The NSF is an independent federal agency that promotes science through research and education programs. It is housed at 4121 and 4201 Wilson Blvd., but the leases there are expiring. The agency is an attractive employer for local municipalities because, in addition to its own employees, it draws more than 60,000 visitors every year, many of them serving on scientific review panels.

City officials in Alexandria, fresh off a more than year-long failed effort to try to coax the Corcoran Gallery of Art out of the District, are pursuing the agency aggressively, and have pinned their hopes on two sites near the Eisenhower Avenue Metro station, east of Telegraph Road.

The first site is a 7 million-square-foot town center project being built by developer Hoffman Co. that would put the NSF next to an AMC movie theater on a site that is currently a parking lot. The other is a mixed-use project by JM Zell Partners on John Carlyle Street called Carlyle Plaza.

“I think we would be extremely thrilled to have NSF at either site,” said Farroll Hamer, Alexandria’s director of planning. The sites “are both at the Metro station, they have a lot amenities, they have great places to eat.”

If Alexandria is able to draw the NSF, it could amount to an employment boom for the area reminiscent of when the Patent and Trademark Office relocated more than 7,000 employees from Crystal City there in 2005. Alexandria Mayor William D. Euille issued a statement through the Alexandria Economic Development Partnership saying the NSF’s relocation would “be a major economic engine for the city of Alexandria, its residents and businesses.”

“In an increasingly competitive knowledge-based economy, NSF would bring 2,400 highly-educated science-focused employees to Alexandria,” Euille said. “We have seen the enormous benefit of the U.S. Patent and Trademark Office has had on the city since it located here, and believe that NSF would have similar positive benefits.”

GSA reticence?

Commercial real estate analysts say the most likely scenario for the NSF may be to remain on Wilson Boulevard in Arlington, particularly given the costs of building offices and the reticence of the General Services Administration, which is conducting the search, to spend money it doesn’t have to.

Alexandria officials have not said how large of a subsidy they would be willing to provide toward an NSF move, but multiple sources familiar with the plans, but who were not authorized to speak about them publicly, said it is in the tens of millions of dollars.

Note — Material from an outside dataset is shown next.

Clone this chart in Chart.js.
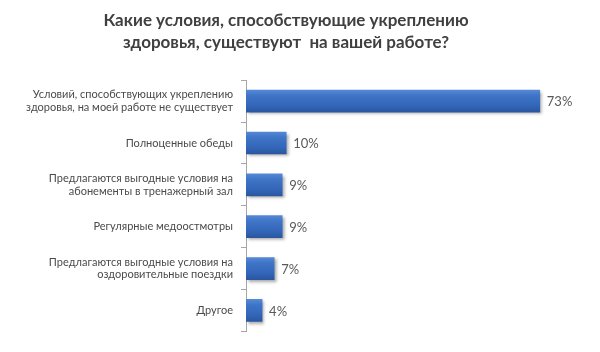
<!DOCTYPE html>
<html>
<head>
<meta charset="utf-8">
<script src="https://cdn.jsdelivr.net/npm/chart.js@4.4.0/dist/chart.umd.min.js"></script>
<style>
html,body{margin:0;padding:0;background:#fff;}
#wrap{width:600px;height:352px;}
</style>
</head>
<body>
<div id="wrap"><canvas id="c" width="600" height="352"></canvas></div>
<script>
const titleLines = ["Какие условия, способствующие укреплению", "здоровья, существуют  на вашей работе?"];
const categories = [
  ["Условий, способствующих укреплению", "здоровья, на моей работе не существует"],
  "Полноценные обеды",
  ["Предлагаются выгодные условия на", "абонементы в тренажерный зал"],
  "Регулярные медоостмотры",
  ["Предлагаются выгодные условия на", "оздоровительные поездки"],
  "Другое"
];
const values = [73, 10, 9, 9, 7, 4];
const valueLabels = ["73%", "10%", "9%", "9%", "7%", "4%"];

const FONT = "Lato, 'Open Sans', sans-serif";
const BAR_T = 22;

const shadowPlugin = {
  id: 'shadow',
  beforeDatasetsDraw(chart) {
    const ctx = chart.ctx;
    ctx.save();
    ctx.shadowColor = 'rgba(0,0,0,0.35)';
    ctx.shadowBlur = 3;
    ctx.shadowOffsetX = 2;
    ctx.shadowOffsetY = 2;
  },
  afterDatasetsDraw(chart) {
    const ctx = chart.ctx;
    ctx.restore();
    const meta = chart.getDatasetMeta(0);
    ctx.save();
    ctx.font = "13px " + FONT;
    ctx.fillStyle = '#595959';
    ctx.textAlign = 'left';
    ctx.textBaseline = 'middle';
    meta.data.forEach((bar, i) => {
      ctx.fillText(valueLabels[i], bar.x + 7, bar.y + 1);
    });
    ctx.restore();
  }
};

new Chart(document.getElementById('c'), {
  type: 'bar',
  data: {
    labels: categories,
    datasets: [{
      data: values,
      barThickness: BAR_T,
      backgroundColor(context) {
        const chart = context.chart;
        const y = chart.scales && chart.scales.y;
        if (!y || context.dataIndex === undefined) return '#3366bb';
        const py = y.getPixelForValue(context.dataIndex);
        if (!isFinite(py)) return '#3366bb';
        const g = chart.ctx.createLinearGradient(0, py - BAR_T / 2, 0, py + BAR_T / 2);
        g.addColorStop(0, '#5588d6');
        g.addColorStop(0.25, '#3f74c6');
        g.addColorStop(0.7, '#3366b9');
        g.addColorStop(1, '#2a569f');
        return g;
      },
      borderWidth: 0
    }]
  },
  options: {
    indexAxis: 'y',
    responsive: false,
    animation: false,
    devicePixelRatio: 1,
    layout: { padding: { left: 0, right: 28, top: 0, bottom: 9 } },
    plugins: {
      legend: { display: false },
      tooltip: { enabled: false },
      title: {
        display: true,
        text: titleLines,
        color: '#404040',
        font: { family: FONT, size: 17, weight: 'bold', lineHeight: 1.3 },
        padding: { top: 9, bottom: 27 }
      }
    },
    scales: {
      x: {
        display: false,
        min: 0,
        max: 81
      },
      y: {
        afterFit(scale) { scale.width = 246; },
        grid: {
          display: true,
          offset: true,
          drawOnChartArea: false,
          drawTicks: true,
          tickLength: 5,
          color: '#a6a6a6'
        },
        border: { display: true, color: '#a6a6a6' },
        ticks: {
          color: '#4a4a4a',
          padding: 8,
          font: { family: FONT, size: 11, lineHeight: 1.15 }
        }
      }
    }
  },
  plugins: [shadowPlugin]
});
</script>
</body>
</html>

The GSA is expected to receive final proposals for the deal in March.

“The city has worked with the two site owners and their submissions reflect the provision of some partial tax relief over the 15-year period,” said Val P. Hawkins, president and chief executive of the economic development partnership, in an e-mail. “Until such time as GSA determines the finalist site, it would be inappropriate for the city to comment further.”

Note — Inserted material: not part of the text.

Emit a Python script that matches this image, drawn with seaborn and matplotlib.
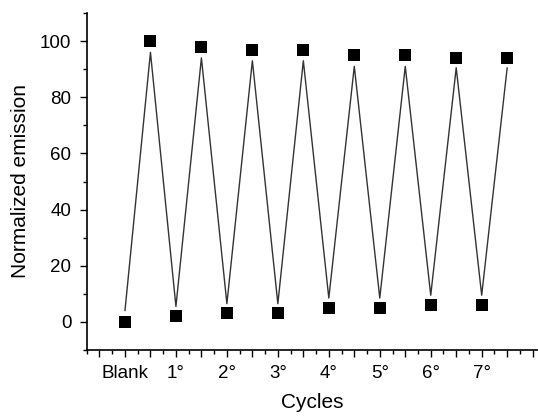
import matplotlib
matplotlib.use("Agg")
import matplotlib.pyplot as plt
from matplotlib.ticker import MultipleLocator, FuncFormatter
import seaborn as sns
import pandas as pd

# cycle positions: integers = after reset, halves = after switching on
positions = [0, 0.5, 1, 1.5, 2, 2.5, 3, 3.5, 4, 4.5, 5, 5.5, 6, 6.5, 7, 7.5]
emission = [0, 100, 2, 98, 3, 97, 3, 97, 5, 95, 5, 95, 6, 94, 6, 94]
# the guide line drawn through the cycles (slightly inside the squares)
guide = [4, 96, 5.5, 94, 6.5, 93, 6.5, 93, 8.5, 91, 8.5, 91, 9.5, 90.5, 9.5, 90.5]
cycle_labels = ['Blank', '1°', '2°', '3°', '4°', '5°', '6°', '7°']

sns.set_style("ticks")
plt.rcParams['font.family'] = ['Liberation Sans', 'DejaVu Sans']
plt.rcParams['text.color'] = 'black'
plt.rcParams['axes.labelcolor'] = 'black'
plt.rcParams['xtick.color'] = 'black'
plt.rcParams['ytick.color'] = 'black'

df = pd.DataFrame({'pos': positions, 'emission': emission, 'guide': guide})

fig = plt.figure(figsize=(5.38, 4.16), dpi=100)
ax = fig.add_axes([86.75 / 538, 66 / 416, 451 / 538, 337 / 416])

sns.lineplot(data=df, x='pos', y='guide', ax=ax, color='#333333', lw=1.0, sort=False)
sns.scatterplot(data=df, x='pos', y='emission', ax=ax, marker='s', s=64,
                color='black', edgecolor='black', linewidth=0, zorder=3)

ax.set_xlim(-0.75, 8.1)
ax.set_ylim(-10, 110)
ax.xaxis.set_major_locator(MultipleLocator(0.5))
ax.xaxis.set_minor_locator(MultipleLocator(0.25))
ax.yaxis.set_major_locator(MultipleLocator(20))
ax.yaxis.set_minor_locator(MultipleLocator(10))


def xfmt(v, p):
    i = int(round(v))
    if abs(v - i) < 1e-6 and 0 <= i < len(cycle_labels):
        return cycle_labels[i]
    return ''


ax.xaxis.set_major_formatter(FuncFormatter(xfmt))
ax.tick_params(axis='both', which='major', length=5, width=1, labelsize=13.5,
               color='black', labelcolor='black')
ax.tick_params(axis='both', which='minor', length=3, width=1, color='black')
ax.tick_params(axis='x', pad=6)
ax.tick_params(axis='y', pad=6)

sns.despine(ax=ax)
for s in ['left', 'bottom']:
    ax.spines[s].set_linewidth(1.2)
    ax.spines[s].set_color('black')

ax.set_xlabel('Cycles', fontsize=15, labelpad=8, color='black')
ax.set_ylabel('Normalized emission', fontsize=15, labelpad=7, color='black')

fig.savefig('out.png', dpi=100)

Alexandria is not the NSF’s only suitor. In Fairfax County, the developer of one of the first mixed-use projects in Tysons Corner has proposed building a headquarters for NSF at the corner of Leesburg Pike and Spring Hill Road, next to the coming Spring Hill Metro station on the Silver Line.

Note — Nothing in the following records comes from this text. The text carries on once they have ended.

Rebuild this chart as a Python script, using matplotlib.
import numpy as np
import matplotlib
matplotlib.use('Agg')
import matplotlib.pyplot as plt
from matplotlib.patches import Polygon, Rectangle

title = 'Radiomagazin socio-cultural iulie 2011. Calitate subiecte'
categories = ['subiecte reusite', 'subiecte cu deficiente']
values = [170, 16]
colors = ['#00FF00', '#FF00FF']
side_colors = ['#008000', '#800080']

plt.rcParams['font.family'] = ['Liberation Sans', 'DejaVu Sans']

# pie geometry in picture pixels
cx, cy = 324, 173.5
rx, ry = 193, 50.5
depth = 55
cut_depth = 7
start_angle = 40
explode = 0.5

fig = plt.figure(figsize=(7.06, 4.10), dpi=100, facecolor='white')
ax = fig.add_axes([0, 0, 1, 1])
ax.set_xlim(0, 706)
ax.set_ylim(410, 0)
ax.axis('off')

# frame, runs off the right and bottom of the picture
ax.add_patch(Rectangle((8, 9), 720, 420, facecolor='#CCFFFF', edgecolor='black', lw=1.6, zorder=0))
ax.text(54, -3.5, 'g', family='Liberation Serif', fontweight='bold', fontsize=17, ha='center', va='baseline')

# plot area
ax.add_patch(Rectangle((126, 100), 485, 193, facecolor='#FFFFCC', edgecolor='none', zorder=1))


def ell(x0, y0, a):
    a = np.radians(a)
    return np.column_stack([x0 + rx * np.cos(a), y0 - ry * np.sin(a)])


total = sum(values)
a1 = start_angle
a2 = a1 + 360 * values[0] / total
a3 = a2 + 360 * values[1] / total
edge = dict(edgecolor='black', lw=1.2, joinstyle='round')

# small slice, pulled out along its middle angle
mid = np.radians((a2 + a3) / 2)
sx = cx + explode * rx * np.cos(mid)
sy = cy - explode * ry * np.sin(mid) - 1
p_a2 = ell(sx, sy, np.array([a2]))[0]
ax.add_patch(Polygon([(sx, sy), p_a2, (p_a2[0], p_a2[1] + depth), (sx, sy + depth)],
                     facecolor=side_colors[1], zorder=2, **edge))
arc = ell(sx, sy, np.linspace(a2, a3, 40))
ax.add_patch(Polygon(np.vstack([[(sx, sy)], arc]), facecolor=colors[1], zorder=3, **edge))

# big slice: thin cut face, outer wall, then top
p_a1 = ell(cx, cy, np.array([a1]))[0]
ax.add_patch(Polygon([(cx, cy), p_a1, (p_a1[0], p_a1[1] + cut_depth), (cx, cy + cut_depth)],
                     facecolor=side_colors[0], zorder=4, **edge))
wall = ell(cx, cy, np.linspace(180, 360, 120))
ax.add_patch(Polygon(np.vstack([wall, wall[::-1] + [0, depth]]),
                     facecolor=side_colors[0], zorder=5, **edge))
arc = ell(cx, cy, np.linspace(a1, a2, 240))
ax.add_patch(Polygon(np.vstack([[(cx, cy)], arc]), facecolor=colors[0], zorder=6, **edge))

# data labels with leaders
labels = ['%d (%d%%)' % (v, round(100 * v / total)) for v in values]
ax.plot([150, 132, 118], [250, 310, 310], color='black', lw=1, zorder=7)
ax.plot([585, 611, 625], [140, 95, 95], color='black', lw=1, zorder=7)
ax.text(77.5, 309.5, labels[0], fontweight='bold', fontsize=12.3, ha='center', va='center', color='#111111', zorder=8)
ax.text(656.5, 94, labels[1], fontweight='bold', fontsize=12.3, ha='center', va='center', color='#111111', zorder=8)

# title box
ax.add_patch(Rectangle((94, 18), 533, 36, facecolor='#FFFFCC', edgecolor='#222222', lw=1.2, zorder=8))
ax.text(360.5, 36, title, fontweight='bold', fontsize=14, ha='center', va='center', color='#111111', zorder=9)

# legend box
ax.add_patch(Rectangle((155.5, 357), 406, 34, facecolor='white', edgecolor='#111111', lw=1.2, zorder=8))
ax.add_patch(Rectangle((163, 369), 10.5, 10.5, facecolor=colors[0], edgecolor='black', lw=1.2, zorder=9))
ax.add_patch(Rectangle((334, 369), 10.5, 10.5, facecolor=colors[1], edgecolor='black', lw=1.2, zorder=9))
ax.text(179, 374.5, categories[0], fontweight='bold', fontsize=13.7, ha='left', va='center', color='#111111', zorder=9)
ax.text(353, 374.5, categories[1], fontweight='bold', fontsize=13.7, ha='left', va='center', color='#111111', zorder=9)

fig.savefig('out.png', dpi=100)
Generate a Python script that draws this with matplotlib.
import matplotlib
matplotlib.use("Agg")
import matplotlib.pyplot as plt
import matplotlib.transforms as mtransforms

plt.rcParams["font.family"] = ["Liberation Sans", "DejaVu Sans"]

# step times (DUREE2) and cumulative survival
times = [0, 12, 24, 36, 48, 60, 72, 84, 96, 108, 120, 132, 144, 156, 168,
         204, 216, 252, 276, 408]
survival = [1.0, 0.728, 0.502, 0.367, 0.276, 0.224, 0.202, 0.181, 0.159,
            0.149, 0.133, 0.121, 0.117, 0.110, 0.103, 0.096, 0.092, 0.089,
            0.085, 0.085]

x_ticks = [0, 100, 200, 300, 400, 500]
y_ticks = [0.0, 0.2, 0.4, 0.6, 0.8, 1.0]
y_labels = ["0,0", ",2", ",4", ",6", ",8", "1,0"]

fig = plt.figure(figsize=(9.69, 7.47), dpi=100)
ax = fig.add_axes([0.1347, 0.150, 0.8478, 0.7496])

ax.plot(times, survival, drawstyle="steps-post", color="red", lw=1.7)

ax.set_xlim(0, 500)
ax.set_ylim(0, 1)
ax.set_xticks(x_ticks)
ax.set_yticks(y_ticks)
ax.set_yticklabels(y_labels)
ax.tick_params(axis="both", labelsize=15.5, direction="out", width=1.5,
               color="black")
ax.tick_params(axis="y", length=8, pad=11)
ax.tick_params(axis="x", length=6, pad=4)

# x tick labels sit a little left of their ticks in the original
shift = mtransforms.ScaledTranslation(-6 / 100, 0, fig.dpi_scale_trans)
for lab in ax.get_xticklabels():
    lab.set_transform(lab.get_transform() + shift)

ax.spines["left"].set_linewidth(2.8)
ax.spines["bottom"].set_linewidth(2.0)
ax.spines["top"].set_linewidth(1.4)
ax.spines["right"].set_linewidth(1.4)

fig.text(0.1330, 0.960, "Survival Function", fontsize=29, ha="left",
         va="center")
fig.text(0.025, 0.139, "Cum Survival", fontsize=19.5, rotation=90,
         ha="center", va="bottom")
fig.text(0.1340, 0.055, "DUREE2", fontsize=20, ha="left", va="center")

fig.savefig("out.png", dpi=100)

Aaron Georgelas, managing partner of the McLean-based Georgelas Group, confirmed that his project, Spring Hill Station, was a candidate for the NSF, but declined to provide details. On Feb. 12, the Fairfax County Board approved an additional 3.8 million square feet for mixed use for the project, where there is already a 25-story, 404-unit apartment tower under construction.

With federal budget cuts looming and many contractors scaling back, Georgelas said finding employers to lease large blocks of space was more competitive than it would have been six months or a year ago.

“We see signs of life but with the whole sequestration, it just puts a whole big wet blanket on everything,” he said.